__Exercise aim__
Copy the data that follows exactly. Include no pictures.

>> Start Dataset content

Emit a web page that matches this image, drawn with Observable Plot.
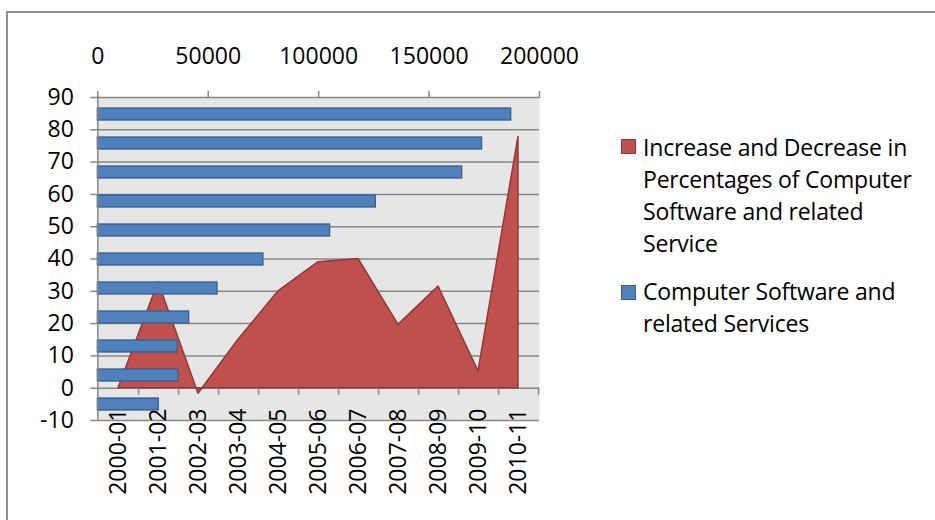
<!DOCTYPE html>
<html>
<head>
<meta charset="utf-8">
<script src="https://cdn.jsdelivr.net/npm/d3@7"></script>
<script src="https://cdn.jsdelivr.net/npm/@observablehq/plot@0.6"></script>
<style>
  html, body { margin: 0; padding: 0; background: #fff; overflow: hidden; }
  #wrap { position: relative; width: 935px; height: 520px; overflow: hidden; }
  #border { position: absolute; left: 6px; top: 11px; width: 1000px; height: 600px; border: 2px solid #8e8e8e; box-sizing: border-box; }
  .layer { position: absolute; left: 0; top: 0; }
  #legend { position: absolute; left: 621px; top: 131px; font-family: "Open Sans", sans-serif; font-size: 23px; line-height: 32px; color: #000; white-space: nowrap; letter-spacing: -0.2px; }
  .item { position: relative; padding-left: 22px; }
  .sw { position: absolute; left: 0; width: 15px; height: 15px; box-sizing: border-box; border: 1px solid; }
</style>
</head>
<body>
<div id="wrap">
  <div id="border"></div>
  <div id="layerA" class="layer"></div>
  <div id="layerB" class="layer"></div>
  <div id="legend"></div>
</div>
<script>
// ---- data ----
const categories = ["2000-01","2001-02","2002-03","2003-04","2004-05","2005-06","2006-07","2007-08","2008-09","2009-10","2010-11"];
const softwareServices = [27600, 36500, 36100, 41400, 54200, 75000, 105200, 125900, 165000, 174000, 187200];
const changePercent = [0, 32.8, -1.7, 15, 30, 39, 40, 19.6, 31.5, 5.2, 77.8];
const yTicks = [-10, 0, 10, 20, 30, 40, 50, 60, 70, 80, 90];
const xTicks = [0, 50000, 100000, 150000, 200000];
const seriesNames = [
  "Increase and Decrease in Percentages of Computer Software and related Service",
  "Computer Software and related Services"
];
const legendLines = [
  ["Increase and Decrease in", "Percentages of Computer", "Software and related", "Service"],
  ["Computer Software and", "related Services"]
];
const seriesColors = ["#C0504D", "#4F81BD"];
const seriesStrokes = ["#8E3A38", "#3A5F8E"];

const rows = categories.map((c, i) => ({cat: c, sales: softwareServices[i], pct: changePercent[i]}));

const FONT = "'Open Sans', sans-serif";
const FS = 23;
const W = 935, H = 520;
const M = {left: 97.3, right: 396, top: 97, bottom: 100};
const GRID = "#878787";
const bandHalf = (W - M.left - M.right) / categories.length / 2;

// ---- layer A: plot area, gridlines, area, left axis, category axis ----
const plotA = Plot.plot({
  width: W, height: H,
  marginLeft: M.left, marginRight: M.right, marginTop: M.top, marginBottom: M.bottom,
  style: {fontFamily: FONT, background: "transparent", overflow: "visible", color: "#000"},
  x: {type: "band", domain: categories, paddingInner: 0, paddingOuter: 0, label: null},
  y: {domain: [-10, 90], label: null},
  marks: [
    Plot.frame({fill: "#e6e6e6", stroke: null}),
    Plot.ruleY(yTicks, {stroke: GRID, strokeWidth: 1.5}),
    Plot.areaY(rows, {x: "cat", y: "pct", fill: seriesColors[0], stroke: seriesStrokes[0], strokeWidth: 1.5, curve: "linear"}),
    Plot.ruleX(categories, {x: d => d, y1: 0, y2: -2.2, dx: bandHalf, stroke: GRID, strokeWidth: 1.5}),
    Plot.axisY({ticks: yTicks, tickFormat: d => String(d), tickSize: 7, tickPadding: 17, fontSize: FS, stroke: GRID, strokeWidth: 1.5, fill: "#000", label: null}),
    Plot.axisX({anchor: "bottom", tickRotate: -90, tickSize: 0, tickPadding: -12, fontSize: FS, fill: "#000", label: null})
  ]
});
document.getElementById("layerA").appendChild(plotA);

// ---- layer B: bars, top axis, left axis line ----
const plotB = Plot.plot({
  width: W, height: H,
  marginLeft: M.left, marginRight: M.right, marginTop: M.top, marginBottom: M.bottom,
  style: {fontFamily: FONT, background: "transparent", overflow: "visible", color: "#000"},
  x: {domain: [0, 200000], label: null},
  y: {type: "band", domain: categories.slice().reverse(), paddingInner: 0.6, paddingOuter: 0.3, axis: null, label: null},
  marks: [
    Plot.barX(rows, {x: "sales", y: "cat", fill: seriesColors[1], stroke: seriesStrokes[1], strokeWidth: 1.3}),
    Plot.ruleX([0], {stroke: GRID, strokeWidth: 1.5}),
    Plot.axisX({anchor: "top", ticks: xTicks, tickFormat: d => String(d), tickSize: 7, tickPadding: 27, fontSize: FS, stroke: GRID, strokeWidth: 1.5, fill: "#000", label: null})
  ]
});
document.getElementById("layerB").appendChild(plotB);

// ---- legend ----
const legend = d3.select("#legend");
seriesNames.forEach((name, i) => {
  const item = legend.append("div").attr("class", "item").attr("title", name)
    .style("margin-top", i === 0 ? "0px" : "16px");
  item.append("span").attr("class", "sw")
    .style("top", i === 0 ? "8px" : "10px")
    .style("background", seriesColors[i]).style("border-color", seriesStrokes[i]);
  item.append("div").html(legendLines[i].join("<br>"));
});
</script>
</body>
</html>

>> End Dataset content

__Task response__
Emit a web page that matches this image, drawn with Observable Plot.
<!DOCTYPE html>
<html>
<head>
<meta charset="utf-8">
<script src="https://cdn.jsdelivr.net/npm/d3@7"></script>
<script src="https://cdn.jsdelivr.net/npm/@observablehq/plot@0.6"></script>
<style>
  html, body { margin: 0; padding: 0; background: #fff; overflow: hidden; }
  #wrap { position: relative; width: 935px; height: 520px; overflow: hidden; }
  #border { position: absolute; left: 6px; top: 11px; width: 1000px; height: 600px; border: 2px solid #8e8e8e; box-sizing: border-box; }
  .layer { position: absolute; left: 0; top: 0; }
  #legend { position: absolute; left: 621px; top: 131px; font-family: "Open Sans", sans-serif; font-size: 23px; line-height: 32px; color: #000; white-space: nowrap; letter-spacing: -0.2px; }
  .item { position: relative; padding-left: 22px; }
  .sw { position: absolute; left: 0; width: 15px; height: 15px; box-sizing: border-box; border: 1px solid; }
</style>
</head>
<body>
<div id="wrap">
  <div id="border"></div>
  <div id="layerA" class="layer"></div>
  <div id="layerB" class="layer"></div>
  <div id="legend"></div>
</div>
<script>
// ---- data ----
const categories = ["2000-01","2001-02","2002-03","2003-04","2004-05","2005-06","2006-07","2007-08","2008-09","2009-10","2010-11"];
const softwareServices = [27600, 36500, 36100, 41400, 54200, 75000, 105200, 125900, 165000, 174000, 187200];
const changePercent = [0, 32.8, -1.7, 15, 30, 39, 40, 19.6, 31.5, 5.2, 77.8];
const yTicks = [-10, 0, 10, 20, 30, 40, 50, 60, 70, 80, 90];
const xTicks = [0, 50000, 100000, 150000, 200000];
const seriesNames = [
  "Increase and Decrease in Percentages of Computer Software and related Service",
  "Computer Software and related Services"
];
const legendLines = [
  ["Increase and Decrease in", "Percentages of Computer", "Software and related", "Service"],
  ["Computer Software and", "related Services"]
];
const seriesColors = ["#C0504D", "#4F81BD"];
const seriesStrokes = ["#8E3A38", "#3A5F8E"];

const rows = categories.map((c, i) => ({cat: c, sales: softwareServices[i], pct: changePercent[i]}));

const FONT = "'Open Sans', sans-serif";
const FS = 23;
const W = 935, H = 520;
const M = {left: 97.3, right: 396, top: 97, bottom: 100};
const GRID = "#878787";
const bandHalf = (W - M.left - M.right) / categories.length / 2;

// ---- layer A: plot area, gridlines, area, left axis, category axis ----
const plotA = Plot.plot({
  width: W, height: H,
  marginLeft: M.left, marginRight: M.right, marginTop: M.top, marginBottom: M.bottom,
  style: {fontFamily: FONT, background: "transparent", overflow: "visible", color: "#000"},
  x: {type: "band", domain: categories, paddingInner: 0, paddingOuter: 0, label: null},
  y: {domain: [-10, 90], label: null},
  marks: [
    Plot.frame({fill: "#e6e6e6", stroke: null}),
    Plot.ruleY(yTicks, {stroke: GRID, strokeWidth: 1.5}),
    Plot.areaY(rows, {x: "cat", y: "pct", fill: seriesColors[0], stroke: seriesStrokes[0], strokeWidth: 1.5, curve: "linear"}),
    Plot.ruleX(categories, {x: d => d, y1: 0, y2: -2.2, dx: bandHalf, stroke: GRID, strokeWidth: 1.5}),
    Plot.axisY({ticks: yTicks, tickFormat: d => String(d), tickSize: 7, tickPadding: 17, fontSize: FS, stroke: GRID, strokeWidth: 1.5, fill: "#000", label: null}),
    Plot.axisX({anchor: "bottom", tickRotate: -90, tickSize: 0, tickPadding: -12, fontSize: FS, fill: "#000", label: null})
  ]
});
document.getElementById("layerA").appendChild(plotA);

// ---- layer B: bars, top axis, left axis line ----
const plotB = Plot.plot({
  width: W, height: H,
  marginLeft: M.left, marginRight: M.right, marginTop: M.top, marginBottom: M.bottom,
  style: {fontFamily: FONT, background: "transparent", overflow: "visible", color: "#000"},
  x: {domain: [0, 200000], label: null},
  y: {type: "band", domain: categories.slice().reverse(), paddingInner: 0.6, paddingOuter: 0.3, axis: null, label: null},
  marks: [
    Plot.barX(rows, {x: "sales", y: "cat", fill: seriesColors[1], stroke: seriesStrokes[1], strokeWidth: 1.3}),
    Plot.ruleX([0], {stroke: GRID, strokeWidth: 1.5}),
    Plot.axisX({anchor: "top", ticks: xTicks, tickFormat: d => String(d), tickSize: 7, tickPadding: 27, fontSize: FS, stroke: GRID, strokeWidth: 1.5, fill: "#000", label: null})
  ]
});
document.getElementById("layerB").appendChild(plotB);

// ---- legend ----
const legend = d3.select("#legend");
seriesNames.forEach((name, i) => {
  const item = legend.append("div").attr("class", "item").attr("title", name)
    .style("margin-top", i === 0 ? "0px" : "16px");
  item.append("span").attr("class", "sw")
    .style("top", i === 0 ? "8px" : "10px")
    .style("background", seriesColors[i]).style("border-color", seriesStrokes[i]);
  item.append("div").html(legendLines[i].join("<br>"));
});
</script>
</body>
</html>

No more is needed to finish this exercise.